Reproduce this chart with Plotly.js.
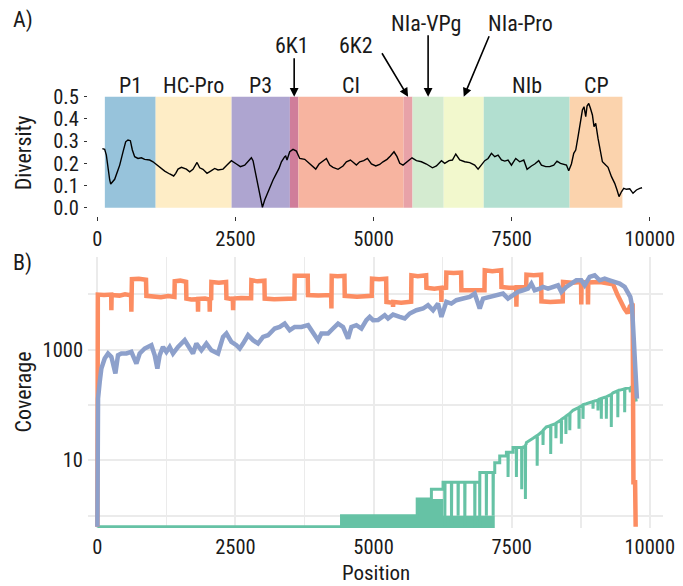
<!DOCTYPE html>
<html>
<head>
<meta charset="utf-8">
<script src="https://cdn.plot.ly/plotly-3.0.1.min.js"></script>
<style>html,body{margin:0;padding:0;background:#fff;}#chart{width:683px;height:586px;}</style>
</head>
<body>
<div id="chart"></div>
<script>
// ---------------- DATA ----------------
const genes      = ["P1","HC-Pro","P3","6K1","CI","6K2","NIa-VPg","NIa-Pro","NIb","CP"];
const geneStart  = [135, 1055, 2430, 3485, 3640, 5545, 5705, 6270, 6995, 8550];
const geneEnd    = [1055, 2430, 3485, 3640, 5545, 5705, 6270, 6995, 8550, 9505];

const divPos = [90,132,162,192,223,241,283,313,373,404,464,512,554,597,633,675,735,797,856,947,1007,1056,1128,1219,1309,1381,1418,1460,1521,1611,1671,1731,1804,1852,1912,1985,2064,2124,2184,2275,2347,2426,2517,2589,2667,2727,2788,2818,2866,2908,2951,2988,3029,3078,3120,3180,3241,3288,3332,3361,3391,3409,3433,3482,3542,3603,3663,3754,3844,3904,3953,4013,4085,4146,4206,4266,4357,4447,4508,4581,4641,4689,4749,4822,4889,4961,5039,5111,5171,5244,5305,5370,5425,5474,5533,5595,5642,5696,5776,5866,5957,6066,6138,6229,6288,6366,6428,6488,6560,6650,6741,6831,6892,6953,7013,7073,7134,7194,7254,7315,7375,7435,7496,7574,7646,7719,7779,7858,7918,7990,8039,8117,8189,8262,8321,8383,8443,8492,8533,8582,8624,8660,8702,8745,8781,8810,8841,8865,8896,8926,8962,8991,9022,9064,9107,9143,9203,9245,9307,9366,9408,9444,9488,9529,9578,9638,9697,9759,9819,9861];
const divVal = [0.266,0.263,0.237,0.177,0.125,0.107,0.117,0.128,0.170,0.192,0.252,0.297,0.305,0.302,0.260,0.230,0.222,0.225,0.218,0.215,0.207,0.197,0.182,0.165,0.152,0.143,0.155,0.174,0.182,0.174,0.162,0.173,0.204,0.180,0.173,0.155,0.167,0.177,0.170,0.174,0.192,0.212,0.197,0.185,0.192,0.207,0.225,0.212,0.155,0.102,0.050,0.002,0.035,0.065,0.087,0.125,0.155,0.177,0.207,0.222,0.230,0.233,0.215,0.252,0.263,0.255,0.222,0.218,0.200,0.188,0.174,0.197,0.212,0.222,0.192,0.182,0.173,0.188,0.207,0.215,0.203,0.192,0.207,0.212,0.222,0.197,0.188,0.195,0.207,0.218,0.233,0.252,0.230,0.200,0.192,0.203,0.215,0.225,0.212,0.207,0.197,0.180,0.188,0.212,0.200,0.212,0.215,0.242,0.215,0.207,0.203,0.192,0.174,0.192,0.212,0.222,0.245,0.230,0.237,0.215,0.210,0.215,0.192,0.222,0.207,0.215,0.173,0.188,0.197,0.212,0.192,0.185,0.185,0.192,0.210,0.200,0.197,0.192,0.167,0.197,0.245,0.260,0.320,0.380,0.440,0.455,0.410,0.458,0.470,0.448,0.418,0.365,0.380,0.312,0.252,0.207,0.192,0.182,0.140,0.110,0.080,0.050,0.072,0.087,0.083,0.085,0.065,0.080,0.087,0.090];

const orangePos = [0,8,120,250,253,258,400,500,610,615,620,625,750,880,887,1000,1150,1280,1395,1400,1500,1606,1611,1700,1818,1822,1826,1950,2030,2034,2038,2060,2064,2200,2330,2336,2452,2457,2462,2600,2783,2788,2900,3024,3029,3200,3400,3567,3572,3700,3808,3813,4000,4232,4237,4242,4350,4473,4478,4700,4967,4972,5100,5228,5233,5348,5353,5358,5500,5680,5685,5800,5952,5957,6100,6223,6228,6233,6313,6318,6450,6585,6590,6800,7008,7013,7150,7310,7315,7450,7581,7586,7591,7763,7768,7900,8034,8039,8200,8425,8430,8600,8756,8761,8766,8877,8882,8887,9100,9336,9420,9480,9540,9600,9640,9690,9705,9735,9745];
const orangeCov = [0,9800,9600,9800,5100,9600,9400,9900,9500,4800,9500,18600,19000,18200,9300,9000,8800,9200,8900,17000,17500,16600,8300,8000,8100,4800,8200,8300,8000,4800,8100,8300,16600,16000,16600,8500,8100,5100,8300,8500,8400,17800,17000,17500,8300,8100,8400,8300,21400,21000,21400,9600,9400,9600,5500,21400,21000,21400,9300,9000,9300,19000,18500,19000,7200,7000,5900,7200,7000,7300,21900,21000,21900,13000,12500,13000,7200,12800,13000,24500,24000,24500,11700,11500,11700,26900,26000,26900,13500,13000,13000,5900,13300,13500,22400,22000,22400,7400,7200,7400,16600,16000,16600,6500,16200,16600,6500,16200,16600,15000,9500,7000,5500,4500,6000,6800,4,4,0];

const bluePos = [0,5,12,42,72,132,193,253,326,373,434,525,615,706,766,856,978,1038,1086,1128,1188,1249,1309,1369,1460,1581,1641,1731,1792,1883,1973,2064,2184,2275,2336,2426,2517,2577,2637,2727,2818,2908,2999,3089,3210,3301,3391,3482,3572,3693,3814,3935,3995,4056,4176,4266,4357,4447,4538,4599,4689,4780,4870,4930,4991,5081,5202,5262,5353,5474,5564,5655,5775,5896,5986,6077,6167,6228,6318,6409,6499,6620,6740,6831,6922,6982,7102,7223,7344,7434,7525,7615,7706,7796,7857,7917,8008,8068,8158,8249,8339,8400,8490,8580,8671,8761,8822,8912,9003,9093,9184,9274,9365,9455,9546,9606,9648,9678,9708,9726,9744,9768];
const blueCov = [0,50,130,260,454,689,847,738,369,789,847,847,906,558,847,1042,1197,789,454,789,1114,906,1114,847,1114,1472,1197,847,1282,970,1282,970,847,1690,1945,1371,1197,1042,1282,1811,1472,1282,1690,1811,2393,2559,2944,2228,2559,2559,2748,1811,1472,1945,1945,2393,2944,2559,1581,2559,2748,2393,3381,3881,3381,3400,4160,3630,4285,3881,3630,4467,5117,5495,6310,5117,6761,3881,7244,6761,7762,8318,8913,10230,5495,8318,8913,9550,10230,8318,9550,10970,11750,12590,15490,11750,12590,13490,12590,13490,14450,10970,13490,15490,17780,17780,14450,20420,21880,17780,19050,17780,16600,15490,13490,10970,8913,6310,2080,789,398,130];

const greenPos = [0,4420,4420,5790,5790,6047,6047,6258,6258,6288,6290,6294,6409,6411,6415,6529,6531,6535,6650,6652,6656,6831,6833,6837,6920,6922,6924,7040,7042,7046,7163,7165,7169,7194,7194,7284,7284,7405,7405,7433,7435,7439,7525,7525,7584,7586,7590,7680,7682,7686,7747,7749,7753,7767,7767,7887,7960,7962,7966,8066,8068,8072,8128,8205,8207,8211,8300,8302,8306,8370,8398,8400,8404,8480,8482,8486,8551,8553,8557,8611,8717,8719,8723,8790,8792,8796,8852,8971,8973,8977,9061,9063,9067,9093,9121,9123,9127,9212,9214,9218,9302,9304,9308,9335,9420,9422,9426,9544,9546,9550,9636,9650,9660,9700,9740,9757];
const greenCov = [0,0,1,1,2,2,3,3,4,4,0,4,4,0,4,4,1,4,4,0,4,4,0,4,4,0,6,6,1,6,6,1,6,6,9,9,12,12,14,14,5,14,14,17,17,5,17,17,3,17,18,2,19,20,21,25,28,8,28,34,19,35,40,42,13,43,46,25,47,52,54,20,55,62,30,63,70,35,71,80,90,37,91,100,56,101,105,115,85,116,122,79,123,128,130,56,131,140,56,141,155,40,156,165,180,60,181,195,74,196,205,170,200,190,140,115];

// dense 0/1 flicker regions of the green coverage, drawn as a filled band
const greenBandPos = [4420, 5790, 5790, 6258, 6258, 7194];
const greenBandTop = [1, 1, 2, 2, 1, 1];

// tick labels
const xTickVals = [0, 2500, 5000, 7500, 10000];
const xTickText = ["0", "2500", "5000", "7500", "10000"];
const divTickVals = [0, 0.1, 0.2, 0.3, 0.4, 0.5];
const covTickVals = [10, 1000];
const covTickText = ["10", "1000"];

// ---------------- STYLE ----------------
const geneColors = ["#97C3DB","#FEEDC6","#AEA5D0","#D07D9A","#F7B4A0","#E8A2A8","#D4EBD0","#F2F8CD","#B2DFD0","#FBD3AD"];
const FONT = "'Roboto Condensed', 'Liberation Sans Narrow', 'Arial Narrow', Roboto, sans-serif";
const TXT = "#1a1a1a";
const FS = 22;
const FT = 20.5;
const W = 683, H = 586;
const px = v => v / W;
const py = v => 1 - v / H;

const xRange = [-170, 10240];
const yTopRange = [-0.035, 0.525];
const yBotLogRange = [-0.22, 4.67];
const zeroVal = Math.pow(10, -0.2);
const edgeVal = Math.pow(10, yBotLogRange[0]);
const fix0 = arr => arr.map(v => v === 0 ? zeroVal : v);

const xDom = [px(88), px(663)];
const yTopDom = [py(215.5), py(91.2)];
const yBotDom = [py(527.9), py(257)];

// ---------------- TRACES ----------------
const traces = [];
traces.push({x: divPos, y: divVal, xaxis: 'x', yaxis: 'y', type: 'scatter', mode: 'lines',
  line: {color: '#000', width: 1.4}, hoverinfo: 'skip', showlegend: false});

const bandX = greenBandPos.concat(greenBandPos.slice().reverse());
const bandY = greenBandTop.concat(greenBandPos.map(() => edgeVal));
traces.push({x: bandX, y: bandY, xaxis: 'x2', yaxis: 'y2', type: 'scatter', mode: 'lines',
  fill: 'toself', fillcolor: '#66C2A5', line: {width: 0, color: '#66C2A5'}, hoverinfo: 'skip', showlegend: false});
traces.push({x: greenPos, y: fix0(greenCov), xaxis: 'x2', yaxis: 'y2', type: 'scatter', mode: 'lines',
  line: {color: '#66C2A5', width: 3}, hoverinfo: 'skip', showlegend: false});
traces.push({x: orangePos, y: fix0(orangeCov), xaxis: 'x2', yaxis: 'y2', type: 'scatter', mode: 'lines',
  line: {color: '#FC8D62', width: 4.5}, hoverinfo: 'skip', showlegend: false});
traces.push({x: bluePos, y: fix0(blueCov), xaxis: 'x2', yaxis: 'y2', type: 'scatter', mode: 'lines',
  line: {color: '#8DA0CB', width: 4.5}, hoverinfo: 'skip', showlegend: false});

// ---------------- SHAPES & ANNOTATIONS ----------------
const shapes = genes.map((g, i) => ({type: 'rect', xref: 'x', yref: 'y', x0: geneStart[i], x1: geneEnd[i],
  y0: 0, y1: 0.5, fillcolor: geneColors[i], line: {width: 0}, layer: 'below'}));

const mid = i => (geneStart[i] + geneEnd[i]) / 2;
const labelCfg = {
  "P1": {ys: 11.7}, "HC-Pro": {ys: 11.7}, "P3": {ys: 11.7}, "CI": {ys: 11.7}, "NIb": {ys: 11.7}, "CP": {ys: 11.7},
  "6K1": {ys: 51.7, xs: -2, ax: 0, ay: -40},
  "6K2": {ys: 51.7, xs: -52, ax: -27, ay: -45},
  "NIa-VPg": {ys: 73.4, xs: -2, ax: 0, ay: -63},
  "NIa-Pro": {ys: 73.4, xs: 57, ax: 26, ay: -62}
};
const annotations = [];
genes.forEach((g, i) => {
  const c = labelCfg[g];
  annotations.push({xref: 'x', yref: 'y', x: mid(i), y: 0.5, text: g, showarrow: false,
    xanchor: 'center', yanchor: 'middle', yshift: c.ys, xshift: c.xs || 0,
    font: {family: FONT, size: FS, color: TXT}});
  if (c.ax !== undefined) {
    annotations.push({xref: 'x', yref: 'y', x: mid(i), y: 0.5, text: '', showarrow: true,
      axref: 'pixel', ayref: 'pixel', ax: c.ax, ay: c.ay, arrowhead: 2, arrowsize: 1.1,
      arrowwidth: 1.6, arrowcolor: '#000', standoff: 0});
  }
});
annotations.push({xref: 'paper', yref: 'paper', x: px(11), y: py(20), text: 'A)', showarrow: false,
  xanchor: 'left', yanchor: 'middle', font: {family: FONT, size: FS, color: TXT}});
annotations.push({xref: 'paper', yref: 'paper', x: px(11), y: py(263), text: 'B)', showarrow: false,
  xanchor: 'left', yanchor: 'middle', font: {family: FONT, size: FS, color: TXT}});
annotations.push({xref: 'paper', yref: 'paper', x: px(23), y: (yTopDom[0] + yTopDom[1]) / 2, text: 'Diversity',
  textangle: -90, showarrow: false, xanchor: 'center', yanchor: 'middle', font: {family: FONT, size: FS, color: TXT}});
annotations.push({xref: 'paper', yref: 'paper', x: px(23), y: (yBotDom[0] + yBotDom[1]) / 2, text: 'Coverage',
  textangle: -90, showarrow: false, xanchor: 'center', yanchor: 'middle', font: {family: FONT, size: FS, color: TXT}});
annotations.push({xref: 'paper', yref: 'paper', x: (xDom[0] + xDom[1]) / 2, y: py(585.5), text: 'Position',
  showarrow: false, xanchor: 'center', yanchor: 'bottom', borderpad: 0, font: {family: FONT, size: 21, color: TXT}});

const tickFont = {family: FONT, size: FT, color: TXT};

const layout = {
  width: W, height: H, margin: {l: 0, r: 0, t: 0, b: 0},
  paper_bgcolor: '#fff', plot_bgcolor: 'rgba(0,0,0,0)', showlegend: false,
  font: {family: FONT, color: TXT},
  xaxis: {domain: xDom, range: xRange, anchor: 'y', tickmode: 'array', tickvals: xTickVals, ticktext: xTickText,
    showgrid: false, zeroline: false, showline: false, ticks: 'outside', ticklen: 4, tickwidth: 1,
    tickcolor: '#333', tickfont: tickFont, ticklabelstandoff: 1},
  yaxis: {domain: yTopDom, range: yTopRange, anchor: 'x', tickmode: 'array', tickvals: divTickVals,
    tickformat: '.1f', showgrid: false, zeroline: false, showline: false, ticks: 'outside', ticklen: 3,
    tickwidth: 1, tickcolor: '#333', tickfont: tickFont, ticklabelstandoff: 1},
  xaxis2: {domain: xDom, range: xRange, anchor: 'y2', tickmode: 'array', tickvals: xTickVals, ticktext: xTickText,
    showgrid: true, gridcolor: '#EBEBEB', gridwidth: 2, zeroline: false, showline: false, ticks: '',
    tickfont: tickFont, ticklabelstandoff: 5,
    minor: {tickmode: 'array', tickvals: [1250, 3750, 6250, 8750], showgrid: true, gridcolor: '#EBEBEB', gridwidth: 1.6, ticks: ''}},
  yaxis2: {domain: yBotDom, type: 'log', range: yBotLogRange, anchor: 'x2', tickmode: 'array',
    tickvals: covTickVals, ticktext: covTickText, showgrid: true, gridcolor: '#EBEBEB', gridwidth: 2,
    zeroline: false, showline: false, ticks: '', tickfont: tickFont, ticklabelstandoff: 4,
    minor: {tickmode: 'array', tickvals: [1, 100, 10000], showgrid: true, gridcolor: '#EBEBEB', gridwidth: 1.6, ticks: ''}},
  shapes: shapes,
  annotations: annotations
};

Plotly.newPlot('chart', traces, layout, {staticPlot: true, displayModeBar: false});
</script>
</body>
</html>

TASK PROMPT>
Reproduce the material above exactly, first line through the line that contains "6995, 8550, 9505];", minus the pictures.

WRITTEN ANSWER>
Reproduce this chart with Plotly.js.
<!DOCTYPE html>
<html>
<head>
<meta charset="utf-8">
<script src="https://cdn.plot.ly/plotly-3.0.1.min.js"></script>
<style>html,body{margin:0;padding:0;background:#fff;}#chart{width:683px;height:586px;}</style>
</head>
<body>
<div id="chart"></div>
<script>
// ---------------- DATA ----------------
const genes      = ["P1","HC-Pro","P3","6K1","CI","6K2","NIa-VPg","NIa-Pro","NIb","CP"];
const geneStart  = [135, 1055, 2430, 3485, 3640, 5545, 5705, 6270, 6995, 8550];
const geneEnd    = [1055, 2430, 3485, 3640, 5545, 5705, 6270, 6995, 8550, 9505];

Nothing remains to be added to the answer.